Efficient representation for large sparse networks

Efficient representation for large sparse networks#

An adjacency matrix is a convenient way to represent a network. A challenge of handling large networks is that the adjacency matrix can be too large to fit in memrory. For example, a network with \(10^5\) nodes requires a \(10^5 \times 10^5\) matrix, totaling \(10\) billion entries! A good news is that we do not need to hold all these entries in memory, if we know the network is sparse.

Many networks in real-world are sparse, meaning most nodes connect to only a few others. The result is that the adjacency matrix often contains many zeros. This is where we can save significant memory by storing only the non-zero entries.

Compressed Sparse Row (CSR) is an efficient way to store sparse networks by treating the adjacency matrix like a scatter plot. Instead of storing all entries, CSR only keeps track of the “coordinates” (row and column indices) of non-zero entries, along with their values.

Optional Exercise

For those who are interested in the details of CSR format, please do the following:

  • 📝 Pen and paper exercise here

  • 💻 (Advanced) Coding exercise in the Appendix.

https://miro.medium.com/v2/resize:fit:1100/format:webp/0*zWhtdW4nYTSO3nya.gif

Fig. 9 Compressed Sparse Row (CSR) matrix. Source: Medium: Sparse GEMM and Tensor Core’s Structured Sparsity#

The CSR format is implemented in the scipy library.

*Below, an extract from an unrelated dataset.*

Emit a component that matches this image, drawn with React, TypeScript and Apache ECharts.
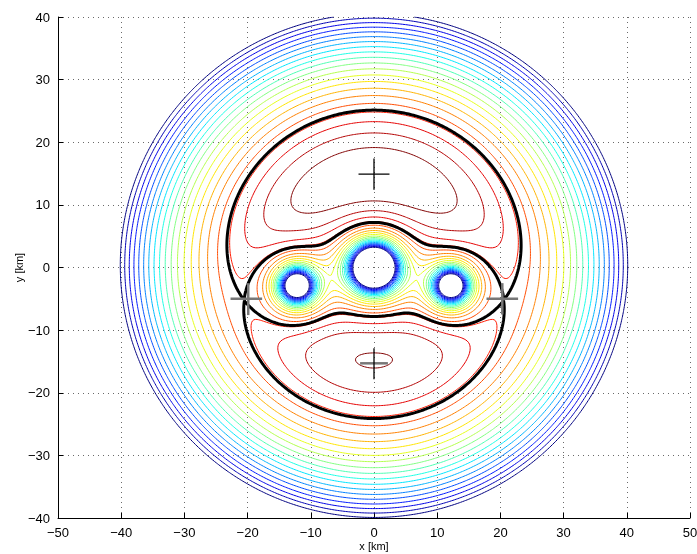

It is straightforward to convert the CSR matrix from the dense adjacency matrix.

from scipy.sparse import csr_matrix

A = [[0, 2, 0, 1],
     [2, 0, 2, 1],
     [0, 2, 0, 1],
     [1, 1, 1, 0]]

A_csr = csr_matrix(A)
A_csr
<4x4 sparse matrix of type '<class 'numpy.int64'>'
	with 10 stored elements in Compressed Sparse Row format>

If you have an edge list, you can directly generate the CSR matrix without creating the dense matrix first.

from scipy.sparse import csr_matrix

edges = [(0,1), (0, 1), (0, 3), (1, 2), (1, 2), (1, 3), (2, 3)]

src = [edge[0] for edge in edges]
trg = [edge[1] for edge in edges]
values = [1 for _ in edges]
A_csr = csr_matrix((values, (src, trg)), shape=(4, 4))
A_csr
<4x4 sparse matrix of type '<class 'numpy.int64'>'
	with 5 stored elements in Compressed Sparse Row format>

where src, trg, and values are lists of the source nodes, target nodes, and edge weights, respectively.